I have a 5 1/2-year-old daughter, Hannah, and a 2-year-old son, Jacob. I try to parent them as gender-neutrally as possible. I’m not perfect – I keep my son’s hair cut short and I don’t tend to dress him in pink. And I have a weak spot for really cute ‘girly’ shoes for Hannah. But, on the whole, I try to respect my children’s own expressions of gender, including what they wear, what they play with and how they behave.
Sometimes, my kids cross stereotypical gender lines. Hannah preferred watching NASCAR to most anything else on TV as a toddler, and Jacob likes to have his toenails painted and enjoys ‘nursing’ his baby dolls. Other times, they fulfill every gender stereotype in the book.
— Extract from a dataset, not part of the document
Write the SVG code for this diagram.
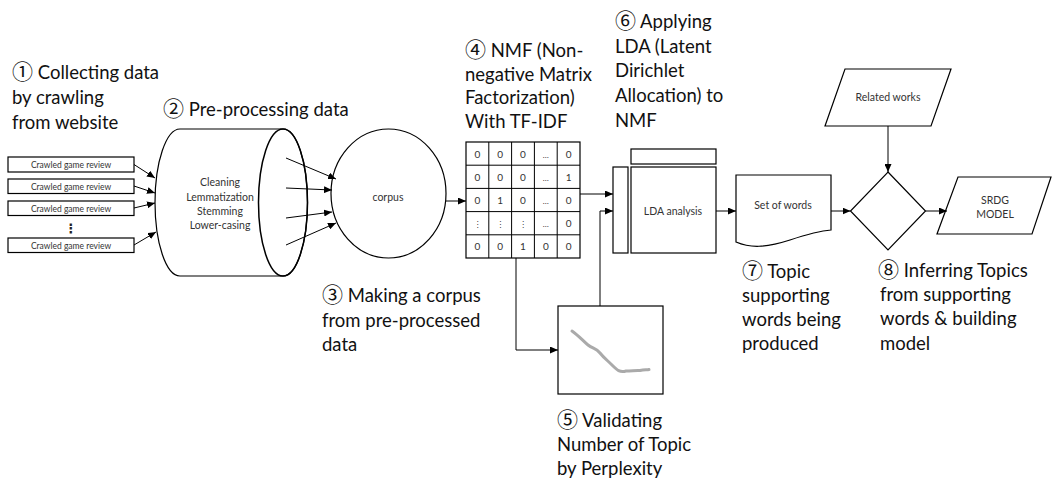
<svg xmlns="http://www.w3.org/2000/svg" width="1052" height="481" viewBox="0 0 1052 481">
<defs>
<marker id="ah" markerWidth="8" markerHeight="7" refX="8" refY="3.5" orient="auto" markerUnits="userSpaceOnUse">
<path d="M0,0 L8,3.5 L0,7 z" fill="#000"/>
</marker>
<style>
.h{font-family:Lato,"Noto Sans CJK JP","DejaVu Sans",sans-serif;font-size:18.5px;fill:#111}
.n{font-family:"Noto Sans CJK JP","DejaVu Sans",sans-serif;font-size:21px}
.s{font-family:Lato,"Noto Sans","DejaVu Sans",sans-serif;font-size:10.5px;fill:#333;text-anchor:middle}
.xs{font-family:Lato,"Noto Sans","DejaVu Sans",sans-serif;font-size:8.5px;fill:#333;text-anchor:middle}
.c{font-family:Lato,"Noto Sans","DejaVu Sans",sans-serif;font-size:10px;fill:#333;text-anchor:middle}
.box{fill:#fff;stroke:#000;stroke-width:1.2}
.ln{fill:none;stroke:#000;stroke-width:1}
.arr{fill:none;stroke:#000;stroke-width:1;marker-end:url(#ah)}
</style>
</defs>
<rect width="1052" height="481" fill="#fff"/>

<g id="labels">
<text class="h" x="12" y="79"><tspan class="n">①</tspan> Collecting data</text>
<text class="h" x="12" y="104">by crawling</text>
<text class="h" x="12" y="129">from website</text>
<text class="h" x="163" y="116"><tspan class="n">②</tspan> Pre-processing data</text>
<text class="h" x="322" y="302"><tspan class="n">③</tspan> Making a corpus</text>
<text class="h" x="322" y="327">from pre-processed</text>
<text class="h" x="322" y="351">data</text>
<text class="h" x="465" y="57"><tspan class="n">④</tspan> NMF (Non-</text>
<text class="h" x="465" y="81">negative Matrix</text>
<text class="h" x="465" y="104">Factorization)</text>
<text class="h" x="465" y="128">With TF-IDF</text>
<text class="h" x="557" y="427"><tspan class="n">⑤</tspan> Validating</text>
<text class="h" x="557" y="451">Number of Topic</text>
<text class="h" x="557" y="475">by Perplexity</text>
<text class="h" x="615" y="28"><tspan class="n">⑥</tspan> Applying</text>
<text class="h" x="615" y="53">LDA (Latent</text>
<text class="h" x="615" y="77">Dirichlet</text>
<text class="h" x="615" y="102">Allocation) to</text>
<text class="h" x="615" y="127">NMF</text>
<text class="h" x="742" y="278"><tspan class="n">⑦</tspan> Topic</text>
<text class="h" x="742" y="302">supporting</text>
<text class="h" x="742" y="326">words being</text>
<text class="h" x="742" y="350">produced</text>
<text class="h" x="878" y="277"><tspan class="n">⑧</tspan> Inferring Topics</text>
<text class="h" x="880" y="301">from supporting</text>
<text class="h" x="880" y="325">words &amp; building</text>
<text class="h" x="880" y="350">model</text>
</g>

<g id="reviews">
<rect class="box" x="8" y="157" width="126" height="15"/>
<text class="xs" x="71" y="167.5">Crawled game review</text>
<rect class="box" x="8" y="179" width="126" height="14.5"/>
<text class="xs" x="71" y="189.5">Crawled game review</text>
<rect class="box" x="8" y="201" width="126" height="14.5"/>
<text class="xs" x="71" y="211.5">Crawled game review</text>
<text x="71" y="233" style="font-family:'DejaVu Sans',sans-serif;font-size:13px;font-weight:bold;fill:#222;text-anchor:middle">⋮</text>
<rect class="box" x="8" y="238" width="126" height="14.5"/>
<text class="xs" x="71" y="248.5">Crawled game review</text>
</g>

<g id="preprocess">
<path class="box" stroke-width="1.5" d="M180,129 H283 A24.5,73.5 0 0,1 283,276 H180 A25,73.5 0 0,1 180,129 Z"/>
<ellipse cx="283" cy="202.5" rx="24.5" ry="73.5" fill="none" stroke="#000" stroke-width="1.5"/>
<text class="s" x="220" y="186">Cleaning</text>
<text class="s" x="220" y="200.5">Lemmatization</text>
<text class="s" x="220" y="214.5">Stemming</text>
<text class="s" x="220" y="229">Lower-casing</text>
</g>

<g id="corpus">
<ellipse class="box" cx="388.5" cy="193.5" rx="57.5" ry="64.5" stroke-width="1.5"/>
<text class="s" x="388" y="201">corpus</text>
</g>

<g id="matrix">
<rect class="box" x="466" y="142" width="114" height="116"/>
<path class="ln" stroke-width="1.2" d="M488.8,142 V258 M511.6,142 V258 M534.4,142 V258 M557.2,142 V258 M466,165.2 H580 M466,188.4 H580 M466,211.6 H580 M466,234.8 H580"/>
<g class="c">
<text x="477.4" y="157.5">0</text><text x="500.2" y="157.5">0</text><text x="523" y="157.5">0</text><text x="545.8" y="157.5" font-size="8">…</text><text x="568.6" y="157.5">0</text>
<text x="477.4" y="180.5">0</text><text x="500.2" y="180.5">0</text><text x="523" y="180.5">0</text><text x="545.8" y="180.5" font-size="8">…</text><text x="568.6" y="180.5">1</text>
<text x="477.4" y="203.5">0</text><text x="500.2" y="203.5">1</text><text x="523" y="203.5">0</text><text x="545.8" y="203.5" font-size="8">…</text><text x="568.6" y="203.5">0</text>
<text x="477.4" y="227" font-size="8">⋮</text><text x="500.2" y="227" font-size="8">⋮</text><text x="523" y="227" font-size="8">⋮</text><text x="545.8" y="227" font-size="8">…</text><text x="568.6" y="227">0</text>
<text x="477.4" y="250">0</text><text x="500.2" y="250">0</text><text x="523" y="250">1</text><text x="545.8" y="250">0</text><text x="568.6" y="250">0</text>
</g>
</g>

<g id="perplexity">
<rect class="box" x="558" y="306" width="105" height="88"/>
<path d="M572,331 C578,335 583,341 588,345 C593,349 596,348 600,353 C604,358 607,360 612,365 C617,370 620,373 626,371 C632,371 636,370 640,370.5 C644,369.5 647,370 649,369.5" fill="none" stroke="#aaa" stroke-width="3" stroke-linecap="round"/>
</g>

<g id="lda">
<rect class="box" x="613" y="167" width="15" height="86"/>
<rect class="box" x="631" y="149" width="85" height="15"/>
<rect class="box" x="631" y="167" width="85" height="86"/>
<text class="s" x="673" y="215">LDA analysis</text>
</g>

<g id="words">
<path class="box" d="M736,175 H831 V230 C818,231 805,235 790,240 C765,248 750,248 736,242 Z"/>
<text class="s" x="783" y="209">Set of words</text>
</g>

<g id="related">
<polygon class="box" points="845,69 951,69 931,126 825,126"/>
<text class="s" x="888" y="101">Related works</text>
</g>

<g id="infer">
<polygon class="box" points="888,172 925.5,211 888,250 850.5,211"/>
</g>

<g id="model">
<polygon class="box" points="958,177 1051,177 1032,234 937,234"/>
<text class="s" x="995" y="204">SRDG</text>
<text class="s" x="995" y="218">MODEL</text>
</g>

<g id="connectors">
<path class="arr" d="M134,164.5 L155,178"/>
<path class="arr" d="M134,186 L155,193"/>
<path class="arr" d="M134,208 L155,203"/>
<path class="arr" d="M134,245 L156,232"/>
<path class="arr" d="M286,158 L336,179"/>
<path class="arr" d="M286,188 L332,190"/>
<path class="arr" d="M286,218 L332,212"/>
<path class="arr" d="M286,245 L336,223"/>
<path class="arr" d="M446,201 L466,201"/>
<path class="arr" d="M580,194 L613,194"/>
<path class="arr" d="M516,258 V350 H558"/>
<path class="arr" d="M600,306 V211 H613"/>
<path class="arr" d="M716,211 L736,211"/>
<path class="arr" d="M831,211 L850.5,211"/>
<path class="arr" d="M888,126 L888,172"/>
<path class="arr" d="M925.5,211 L947,211"/>
</g>
</svg>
My daughter plays princess and refuses to wear anything other than pink party dresses, and my son is all about diggers and airplanes and playing catch.
Photo credit: nickdryz on Flickr
Lately, I’ve noticed some physical aggression from Jacob that I haven’t seen from Hannah. He goes toe-to-toe with other kids when he feels wronged in some way. If you take a toy from Jacob, even if you’re a full year older and a full head taller, he is going to the mat to get it back. In contrast, Hannah opted for the ‘cry and seek out mama’ approach. As my son very deliberately stares another kid in the eye and moves into his space, I’m reminded of a pair of bucks facing off over a mate.
It’s possible the differences I see between my kids are just normal personality variations, unrelated to gender. But maybe not. Maybe there are intrinsic differences. Or maybe they’ve been socialized differently, without my awareness. As Jacob headbutts me and chases his sister with a stick, he does seem kind of like a little testosterone monster. But maybe that’s just what I expect to see.
Jacob sporting a bruise after engaging in some risky behaviour
I decided to do some research, and see what I could find. Here are some observed differences between boys and girls:
- 17-month-old boys are much more likely than their female counterparts to show physical aggression.
- Boys are more likely to experience most kinds of injuries and are more likely to engage in risky behaviours.
- Girls have higher rates of prosocial behaviour, and boys have higher rates of physical aggression.
- Children as young as 18 months display preferences for gender-stereotyped toys.
There are physical differences between boys and girls – it’s how we tell their gender in the first place. Starting in the womb, boys secrete higher levels of ‘male’ hormones and girls secrete higher levels of ‘female’ hormones. As a woman who has experienced puberty, menstruation, pregnancy and birth I know that hormones have a big impact on how I behave. And as a person who attended Junior High I know that social pressure also has a big impact on how I behave. I can’t even separate the two for myself, let alone my kids.
Hannah LOVES pink
Even given the differences (which, let’s face it, are generalizations anyway), it still doesn’t answer the question of why they exist. Children are aware of gender from a very early age. They are also aware of the different ways that males and females usually behave from an early age. There is simply no way to separate nature from nurture, given the complexity of human behaviour. The studies I read acknowledged as much. Big help there, studies.
Regardless of their cause, I see some gender differences between my children. I don’t believe they are entirely in my head, or entirely the product of my parenting. But maybe I’m wrong. There’s really no way of knowing, because I can’t go back to the beginning, change the conditions and re-run the experiment with the same kid. What I can say for sure is that I will continue to love and support my children regardless of their gender identification, and how they choose to express it.
What do you think? Are there are real, inborn differences between boys and girls? Or do you think any differences are the product of socialization, and possibly even our own observer bias and what we expect our kids to do? I’d love it if you weighed in!